The Tender Offers are being carried out in Italy as exempted offers pursuant to article 101-bis, paragraph 3-bis of the Financial Services Act and article 35-bis, paragraph 4 of CONSOB Regulation No. 11971 of May 14, 1999, as amended.
Holders or beneficial owners of the Securities that are a resident of and/or located in Italy can tender the Securities for purchase through authorized persons (such as investment firms, banks or financial intermediaries permitted to conduct such activities in Italy in accordance with the Financial Services Act, CONSOB Regulation No. 16190 of October 29, 2007, as amended, and Legislative Decree No. 385 of September 1, 1993, as amended) and in compliance with applicable laws and regulations and with any requirements imposed by CONSOB or any other Italian authority.

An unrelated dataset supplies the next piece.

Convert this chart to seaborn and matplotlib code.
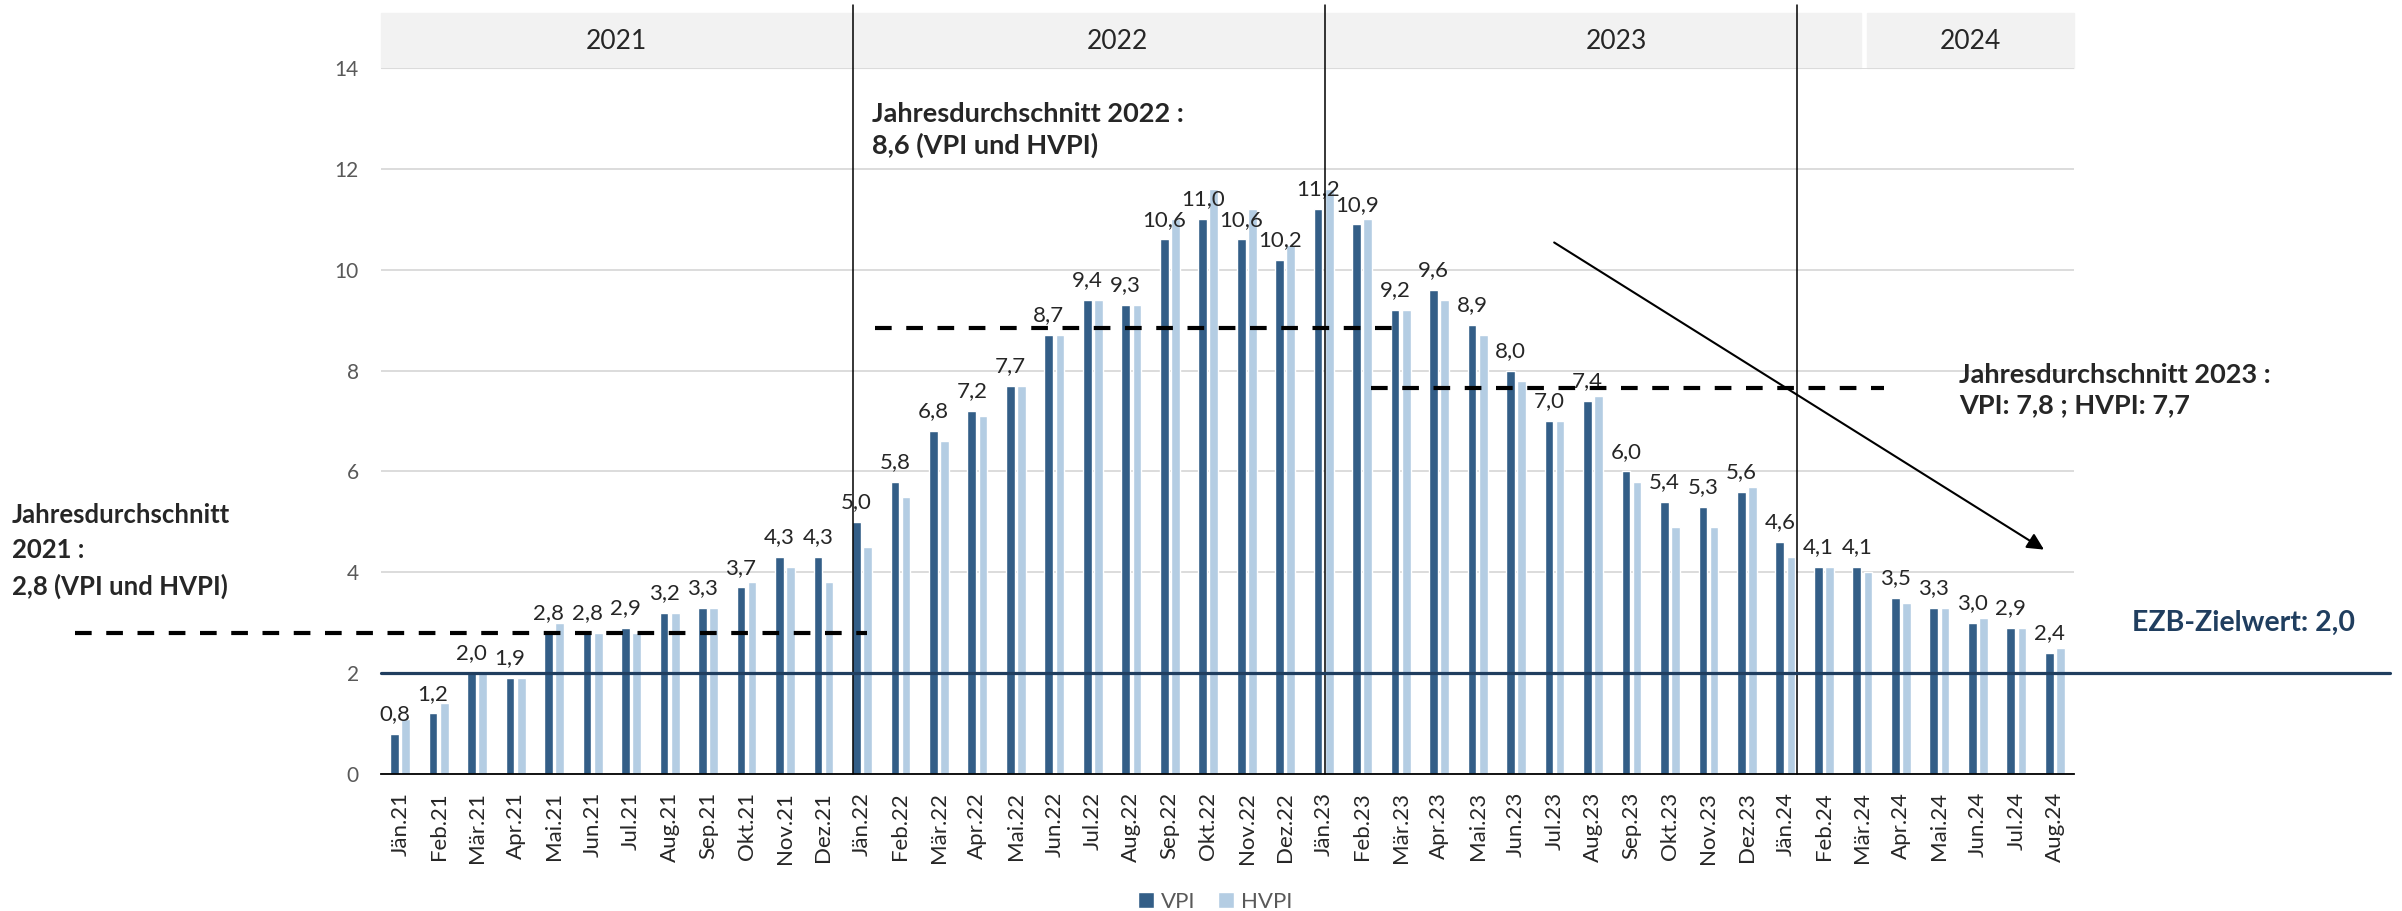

Each intermediary must comply with the applicable laws and regulations concerning information duties vis-à-vis its clients in connection with the Securities or the Tender Offers.
United Kingdom
The communication of this Offer to Purchase and any other documents or materials relating to the Tender Offers is not being made by, and such documents and/or materials have not been approved, by an authorized person for the purposes of section 21 of the Financial Services and Markets Act 2000, as amended. Accordingly, such documents and/or materials are not being distributed to, and must not be passed on to, the general public in the United Kingdom. In the United Kingdom, this Offer to Purchase and any other documents or materials relating to the Tender Offers are directed only at Relevant Persons. In the United Kingdom, any investment or investment activity to which this Offer to Purchase relates will be available only to, and engaged in only with, Relevant Persons. Any person in the United Kingdom who is not a Relevant Person should not act or rely on this Offer to Purchase or any of its contents.